(Source code of charts)
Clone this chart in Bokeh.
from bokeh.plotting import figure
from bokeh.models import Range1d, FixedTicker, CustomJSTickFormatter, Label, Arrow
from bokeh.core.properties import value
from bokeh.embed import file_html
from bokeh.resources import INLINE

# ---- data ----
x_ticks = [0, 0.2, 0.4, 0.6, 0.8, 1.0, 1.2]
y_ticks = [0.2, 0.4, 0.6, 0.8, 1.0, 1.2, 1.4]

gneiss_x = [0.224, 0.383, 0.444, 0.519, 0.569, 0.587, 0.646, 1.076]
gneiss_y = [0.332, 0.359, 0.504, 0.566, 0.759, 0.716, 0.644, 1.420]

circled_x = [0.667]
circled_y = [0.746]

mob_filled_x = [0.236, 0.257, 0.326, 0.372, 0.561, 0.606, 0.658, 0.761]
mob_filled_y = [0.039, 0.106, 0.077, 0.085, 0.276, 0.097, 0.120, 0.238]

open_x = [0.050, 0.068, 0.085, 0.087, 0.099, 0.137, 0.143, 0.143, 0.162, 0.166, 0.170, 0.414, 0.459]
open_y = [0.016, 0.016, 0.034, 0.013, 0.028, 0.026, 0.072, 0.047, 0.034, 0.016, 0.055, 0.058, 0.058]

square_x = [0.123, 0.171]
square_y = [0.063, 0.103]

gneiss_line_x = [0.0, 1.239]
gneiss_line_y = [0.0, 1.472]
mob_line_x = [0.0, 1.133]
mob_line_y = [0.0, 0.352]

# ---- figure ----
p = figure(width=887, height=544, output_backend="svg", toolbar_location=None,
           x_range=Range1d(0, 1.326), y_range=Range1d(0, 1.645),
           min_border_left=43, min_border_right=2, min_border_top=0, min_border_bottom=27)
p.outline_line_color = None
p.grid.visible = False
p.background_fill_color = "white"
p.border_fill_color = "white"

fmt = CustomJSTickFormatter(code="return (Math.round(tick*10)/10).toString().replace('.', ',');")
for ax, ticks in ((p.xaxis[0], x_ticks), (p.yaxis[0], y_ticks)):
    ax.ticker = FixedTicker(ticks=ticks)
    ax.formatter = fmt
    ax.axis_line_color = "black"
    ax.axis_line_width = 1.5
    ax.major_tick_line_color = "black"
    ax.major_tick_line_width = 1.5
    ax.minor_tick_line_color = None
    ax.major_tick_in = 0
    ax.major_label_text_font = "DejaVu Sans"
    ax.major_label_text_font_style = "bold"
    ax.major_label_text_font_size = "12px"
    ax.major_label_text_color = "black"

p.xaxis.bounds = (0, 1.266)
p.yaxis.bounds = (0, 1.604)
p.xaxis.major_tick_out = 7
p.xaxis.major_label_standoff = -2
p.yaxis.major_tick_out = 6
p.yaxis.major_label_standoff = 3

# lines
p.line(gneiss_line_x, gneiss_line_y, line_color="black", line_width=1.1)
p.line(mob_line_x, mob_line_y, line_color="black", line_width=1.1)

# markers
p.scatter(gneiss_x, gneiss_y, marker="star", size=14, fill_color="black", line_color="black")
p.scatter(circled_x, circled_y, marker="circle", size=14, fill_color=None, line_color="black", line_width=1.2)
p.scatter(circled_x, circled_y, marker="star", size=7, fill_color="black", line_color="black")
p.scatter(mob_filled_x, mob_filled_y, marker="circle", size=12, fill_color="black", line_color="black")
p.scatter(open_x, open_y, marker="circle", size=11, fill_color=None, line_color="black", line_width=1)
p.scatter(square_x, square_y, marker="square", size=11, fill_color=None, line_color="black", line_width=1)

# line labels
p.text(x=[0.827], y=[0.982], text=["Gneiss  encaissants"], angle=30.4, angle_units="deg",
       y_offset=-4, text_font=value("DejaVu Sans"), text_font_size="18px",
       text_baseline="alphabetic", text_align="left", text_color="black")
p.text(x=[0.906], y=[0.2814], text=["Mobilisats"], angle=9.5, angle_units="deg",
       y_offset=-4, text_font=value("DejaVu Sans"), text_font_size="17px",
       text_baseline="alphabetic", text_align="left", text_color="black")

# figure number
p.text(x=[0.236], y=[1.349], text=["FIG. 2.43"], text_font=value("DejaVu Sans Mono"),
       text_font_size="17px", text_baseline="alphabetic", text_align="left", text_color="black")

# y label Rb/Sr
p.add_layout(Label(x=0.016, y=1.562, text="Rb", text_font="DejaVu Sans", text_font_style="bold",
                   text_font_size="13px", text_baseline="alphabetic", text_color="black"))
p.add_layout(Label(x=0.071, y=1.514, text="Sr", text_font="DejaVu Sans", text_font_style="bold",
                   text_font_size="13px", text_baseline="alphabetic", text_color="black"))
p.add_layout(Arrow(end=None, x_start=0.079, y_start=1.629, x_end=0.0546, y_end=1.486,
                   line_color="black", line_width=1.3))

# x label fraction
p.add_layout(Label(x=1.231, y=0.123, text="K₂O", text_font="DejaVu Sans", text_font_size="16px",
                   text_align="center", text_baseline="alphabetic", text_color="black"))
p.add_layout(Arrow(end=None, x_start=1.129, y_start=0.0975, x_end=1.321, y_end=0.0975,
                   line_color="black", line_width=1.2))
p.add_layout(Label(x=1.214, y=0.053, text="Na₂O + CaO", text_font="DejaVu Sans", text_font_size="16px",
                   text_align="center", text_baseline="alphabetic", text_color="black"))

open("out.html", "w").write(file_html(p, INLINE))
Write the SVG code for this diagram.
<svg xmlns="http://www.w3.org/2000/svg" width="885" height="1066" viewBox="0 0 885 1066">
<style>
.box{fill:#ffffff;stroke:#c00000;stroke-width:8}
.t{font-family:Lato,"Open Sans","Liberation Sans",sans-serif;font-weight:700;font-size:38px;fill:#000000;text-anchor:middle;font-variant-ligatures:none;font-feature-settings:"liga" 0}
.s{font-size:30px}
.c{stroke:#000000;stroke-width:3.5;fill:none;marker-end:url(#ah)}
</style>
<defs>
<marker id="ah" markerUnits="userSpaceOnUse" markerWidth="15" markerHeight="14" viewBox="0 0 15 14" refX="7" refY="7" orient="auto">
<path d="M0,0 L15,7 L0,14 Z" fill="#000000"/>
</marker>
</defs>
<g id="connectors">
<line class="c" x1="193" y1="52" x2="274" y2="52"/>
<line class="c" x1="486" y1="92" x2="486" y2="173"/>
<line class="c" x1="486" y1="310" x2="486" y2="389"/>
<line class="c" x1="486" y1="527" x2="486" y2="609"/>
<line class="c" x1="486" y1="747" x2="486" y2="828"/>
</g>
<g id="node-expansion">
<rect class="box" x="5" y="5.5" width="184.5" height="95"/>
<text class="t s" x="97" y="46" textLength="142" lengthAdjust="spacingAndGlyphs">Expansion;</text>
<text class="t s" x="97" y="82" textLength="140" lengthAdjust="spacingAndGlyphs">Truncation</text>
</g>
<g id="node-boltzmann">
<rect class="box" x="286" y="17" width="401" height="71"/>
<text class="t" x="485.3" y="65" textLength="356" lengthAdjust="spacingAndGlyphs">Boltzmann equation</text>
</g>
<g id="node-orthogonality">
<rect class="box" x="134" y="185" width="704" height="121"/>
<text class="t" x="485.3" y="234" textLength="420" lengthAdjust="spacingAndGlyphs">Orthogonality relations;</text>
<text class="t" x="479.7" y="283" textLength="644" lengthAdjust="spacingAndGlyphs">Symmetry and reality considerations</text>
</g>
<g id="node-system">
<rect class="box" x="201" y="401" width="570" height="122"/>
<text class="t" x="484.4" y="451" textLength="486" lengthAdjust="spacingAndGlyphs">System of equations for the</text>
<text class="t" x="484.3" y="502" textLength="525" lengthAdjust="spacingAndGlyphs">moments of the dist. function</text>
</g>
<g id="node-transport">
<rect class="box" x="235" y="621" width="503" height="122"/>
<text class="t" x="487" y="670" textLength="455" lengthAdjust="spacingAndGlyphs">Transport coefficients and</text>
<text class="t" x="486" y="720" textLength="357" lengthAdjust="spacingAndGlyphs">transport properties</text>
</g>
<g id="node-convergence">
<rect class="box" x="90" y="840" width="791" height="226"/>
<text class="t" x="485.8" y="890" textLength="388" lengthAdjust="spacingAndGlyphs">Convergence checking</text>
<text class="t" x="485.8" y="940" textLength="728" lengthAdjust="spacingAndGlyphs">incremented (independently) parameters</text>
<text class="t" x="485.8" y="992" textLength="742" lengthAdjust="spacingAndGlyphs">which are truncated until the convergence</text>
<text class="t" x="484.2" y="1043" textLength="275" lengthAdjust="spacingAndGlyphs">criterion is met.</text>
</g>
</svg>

## GOAL OF THE EXERCISE
Take the entries above and copy them exactly from the first line through the line with "mob_line_y = [0.0, 0.352]"; leave out every line after it.

## RESPONSE TO THE EXERCISE
Clone this chart in Bokeh.
from bokeh.plotting import figure
from bokeh.models import Range1d, FixedTicker, CustomJSTickFormatter, Label, Arrow
from bokeh.core.properties import value
from bokeh.embed import file_html
from bokeh.resources import INLINE

# ---- data ----
x_ticks = [0, 0.2, 0.4, 0.6, 0.8, 1.0, 1.2]
y_ticks = [0.2, 0.4, 0.6, 0.8, 1.0, 1.2, 1.4]

gneiss_x = [0.224, 0.383, 0.444, 0.519, 0.569, 0.587, 0.646, 1.076]
gneiss_y = [0.332, 0.359, 0.504, 0.566, 0.759, 0.716, 0.644, 1.420]

circled_x = [0.667]
circled_y = [0.746]

mob_filled_x = [0.236, 0.257, 0.326, 0.372, 0.561, 0.606, 0.658, 0.761]
mob_filled_y = [0.039, 0.106, 0.077, 0.085, 0.276, 0.097, 0.120, 0.238]

open_x = [0.050, 0.068, 0.085, 0.087, 0.099, 0.137, 0.143, 0.143, 0.162, 0.166, 0.170, 0.414, 0.459]
open_y = [0.016, 0.016, 0.034, 0.013, 0.028, 0.026, 0.072, 0.047, 0.034, 0.016, 0.055, 0.058, 0.058]

square_x = [0.123, 0.171]
square_y = [0.063, 0.103]

gneiss_line_x = [0.0, 1.239]
gneiss_line_y = [0.0, 1.472]
mob_line_x = [0.0, 1.133]
mob_line_y = [0.0, 0.352]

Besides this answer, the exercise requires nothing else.